Big Day Out-Festival – Sidney

Beim "Big Day Out"-Festival begeisterte der heitere Themenabend "Deutsche Gemütlichkeit"

Is this Oktoberfest or what? Maßkrugstemmen, Biergurgeln und „Heide the Sausage“ – manch deutscher Rucksacktourist dürfte sich beim australischen „Big Day Out“-Festival unerwartet zu Hause gefühlt haben. Denn während auf den Hauptbühnen Bands wie The Strokes, Jet, The Darkness, Kings Of Leon und Metallica zum Höhepunkt des australischen Festival-Sommers auftraten, stand auf der Chaos-Comedy-Bühne „Lilypad“ alles unter dem Motto „German Gemütlichkeit“.

Zwischen Kuckucksuhren, Gartenzwergen und Zinnkrügen war man sich dort für kein Oktoberfest-Klischee zu schade: Die in Lederhosen gequetschten Protagonisten jodelten, tanzten und räuberten sich bierbeseelt durch alpenländisches Lied- und Kulturgut. „Das Ekligste, was ich je gesehen habe, war Helmut Kohl beim Weißwurstessen“, gibt „Lilypad“-Macher Heavy G – der vor einigen Jahren mal auf dem Oktoberfest gekellnert hat – zu Protokoll. „Wir können machen, was wir wollen, da kommen wir nicht ran.“ Einen Versuch war’s trotzdem wert mit massenhaft ins Publikum geworfenen Weißwürsten nebst hinterhergespritztem Senf kann man auch eine schöne Sauerei veranstalten.

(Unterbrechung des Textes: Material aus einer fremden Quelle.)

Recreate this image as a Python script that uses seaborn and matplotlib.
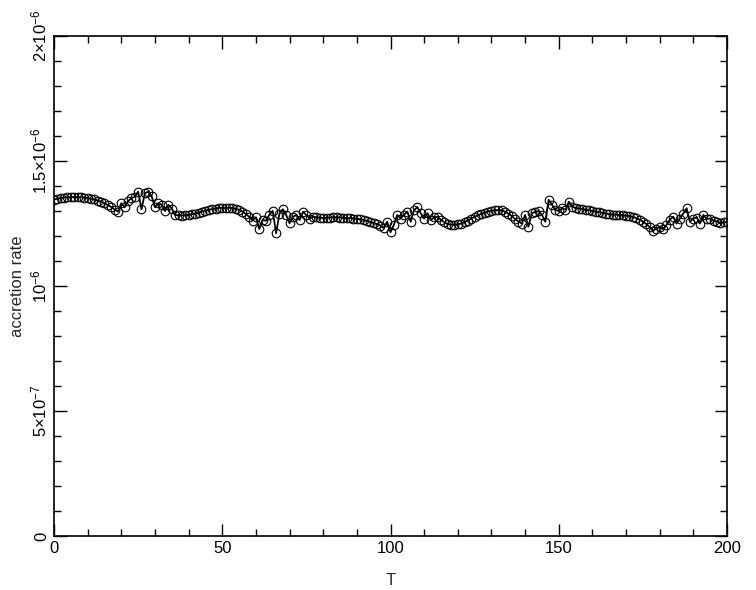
import numpy as np
import pandas as pd
import matplotlib
matplotlib.use("Agg")
import matplotlib.pyplot as plt
import seaborn as sns
from matplotlib.ticker import MultipleLocator, FixedLocator, FixedFormatter

# accretion rate, in units of 1e-6, one value per T step
rate_e6 = [
    1.345, 1.350, 1.352, 1.354, 1.355, 1.356, 1.356, 1.356, 1.355, 1.354,   # 0-9
    1.352, 1.349, 1.346, 1.342, 1.337, 1.331, 1.324, 1.316, 1.306, 1.298,   # 10-19
    1.331, 1.315, 1.340, 1.351, 1.357, 1.377, 1.307, 1.371, 1.377, 1.360,   # 20-29
    1.315, 1.331, 1.325, 1.300, 1.324, 1.310, 1.284, 1.283, 1.282, 1.283,   # 30-39
    1.284, 1.287, 1.290, 1.294, 1.298, 1.302, 1.305, 1.308, 1.310, 1.312,   # 40-49
    1.313, 1.313, 1.313, 1.312, 1.309, 1.305, 1.298, 1.288, 1.277, 1.262,   # 50-59
    1.275, 1.228, 1.264, 1.261, 1.285, 1.300, 1.211, 1.290, 1.307, 1.284,   # 60-69
    1.251, 1.277, 1.284, 1.264, 1.297, 1.283, 1.270, 1.277, 1.275, 1.273,   # 70-79
    1.272, 1.273, 1.274, 1.275, 1.275, 1.274, 1.273, 1.272, 1.272, 1.270,   # 80-89
    1.269, 1.267, 1.264, 1.260, 1.256, 1.252, 1.247, 1.242, 1.232, 1.257,   # 90-99
    1.215, 1.245, 1.284, 1.270, 1.285, 1.297, 1.257, 1.304, 1.315, 1.291,   # 100-109
    1.270, 1.291, 1.264, 1.275, 1.277, 1.264, 1.255, 1.248, 1.245, 1.245,   # 110-119
    1.247, 1.250, 1.256, 1.262, 1.270, 1.277, 1.283, 1.289, 1.294, 1.298,   # 120-129
    1.301, 1.303, 1.304, 1.303, 1.298, 1.290, 1.280, 1.268, 1.258, 1.250,   # 130-139
    1.284, 1.237, 1.291, 1.297, 1.300, 1.285, 1.257, 1.345, 1.325, 1.304,   # 140-149
    1.300, 1.311, 1.305, 1.337, 1.317, 1.312, 1.310, 1.307, 1.305, 1.303,   # 150-159
    1.300, 1.298, 1.295, 1.293, 1.290, 1.287, 1.286, 1.285, 1.284, 1.283,   # 160-169
    1.281, 1.279, 1.277, 1.272, 1.266, 1.258, 1.248, 1.236, 1.220, 1.230,   # 170-179
    1.237, 1.228, 1.244, 1.265, 1.277, 1.250, 1.270, 1.290, 1.311, 1.257,   # 180-189
    1.270, 1.274, 1.250, 1.284, 1.268, 1.270, 1.262, 1.258, 1.251, 1.255,   # 190-199
    1.257,                                                                   # 200
]
T = list(range(len(rate_e6)))

ytick_vals = [0, 5e-7, 1e-6, 1.5e-6, 2e-6]
ytick_labels = ["0", r"$5{\times}10^{-7}$", r"$10^{-6}$",
                r"$1.5{\times}10^{-6}$", r"$2{\times}10^{-6}$"]

df = pd.DataFrame({"T": T, "rate": np.array(rate_e6) * 1e-6})

sns.set_style("ticks")
plt.rcParams["font.family"] = ["Liberation Sans", "DejaVu Sans"]
plt.rcParams["mathtext.fontset"] = "custom"
plt.rcParams["mathtext.rm"] = "Liberation Sans"
plt.rcParams["mathtext.it"] = "Liberation Sans"

fig = plt.figure(figsize=(7.56, 5.90), dpi=100)
ax = fig.add_axes([54 / 756, 1 - 536 / 590, (727 - 54) / 756, (536 - 36) / 590])

sns.lineplot(data=df, x="T", y="rate", ax=ax, color="black", linewidth=1.3,
             marker="o", markersize=6.2, markerfacecolor="none",
             markeredgecolor="black", markeredgewidth=0.8)

ax.set_xlim(0, 200)
ax.set_ylim(0, 2e-6)
ax.xaxis.set_major_locator(MultipleLocator(50))
ax.xaxis.set_minor_locator(MultipleLocator(10))
ax.yaxis.set_major_locator(FixedLocator(ytick_vals))
ax.yaxis.set_major_formatter(FixedFormatter(ytick_labels))
ax.yaxis.set_minor_locator(MultipleLocator(1e-7))

ax.tick_params(which="both", direction="in", top=True, right=True,
               colors="black", labelsize=12, width=1)
ax.tick_params(which="major", length=9)
ax.tick_params(which="minor", length=5)
for lab in ax.get_yticklabels():
    lab.set_rotation(90)
    lab.set_va("center")
for s in ax.spines.values():
    s.set_linewidth(1.2)
    s.set_color("black")

ax.set_xlabel("T", fontsize=12, labelpad=12)
ax.set_ylabel("accretion rate", fontsize=12, labelpad=3)

fig.savefig("out.png", dpi=100)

Highlight der Show: Christa Hughes alias „Heide the Sausage“ von der australischen Band Machine Gun Fellatio bat mit strengem deutschen Akzent („I’m a fitness frrrreak“) zur Nackt-Aerobic und rekrutierte mit NS-Mütze die Anwesenden für ihr Unterleibs-Trainingsprogramm „Mein Cunts“. Immerhin fünf Australierinnen trauten sich und tanzten barbusig zu deutschen Schlagern. „Letztes Jahr hatten wir Japan als Schwerpunkt, mit Nackt-Sumoringern und Karaoke“, lallt Heavy G in gebrochenem Deutsch, „aber die wacky aspects of deutsche Kultur sind doch einfach unschlagbar, oder?“

Das selbsternannte Ziel der „Lilypad“-Hanswurste war hingegen weniger kulturell geprägt: „Wir wollen einen Gang-Bang mit Peaches!“ Damit standen sie nicht allein, denn Peaches machte bei ihrer Show auf der „Hothouse Stage“ dem Namen der Bühne alle Ehre. Ihre Einladung „Shake yer dicks!“ nahmen zumindest in den hinteren Reihen einige Freunde freier Körperkultur gerne an. Begleitet von bärtigen Tänzerinnen mit rosafarbenen Plastikdildos elektroclashte sich die Meisterin der emanzipiert unrasierten Achselhöhle durch ein gelungenes Set zwischen sexy Feminismus und geschwungenem Tanzbein.

Ähnlich unterhaltsam wirkte die Klischee-Keule von The Darkness am frühen Nachmittag: Hauptbühne, 14 Uhr, picknickendes Publikum. Das ist Pflicht, keine Kür. Die Rockstar-Posen saßen trotzdem perfekt wie Leoparden-Leggins.

The Mars Volta zogen nicht nur dem Publikum den Boden der musikalischen Nachvollziehbarkeit unter den Füßen weg – neben der Bühne wippte Lars Ulrich zum Latino-Massaker-Takt der grandiosen Musikakrobaten. Nach dem ersten Song suchte Herr Ulrich allerdings kopfschüttelnd das Weite begeistert, gelangweilt oder überfordert?

Die Strokes glänzten eher durch die tapsige Direkheit von Julian Casablancas (,“The End Has No End?‘ I don’t wanna play that shit!“) als durch gewohnte Brillanz. Trotzdem wirkten sie allemal sympathischer als die fast schon konservative, pyrotechnisch aufgemöbelte Stadion-Rock-Perfektion von Metallica. Überfordert wenigstens niemanden.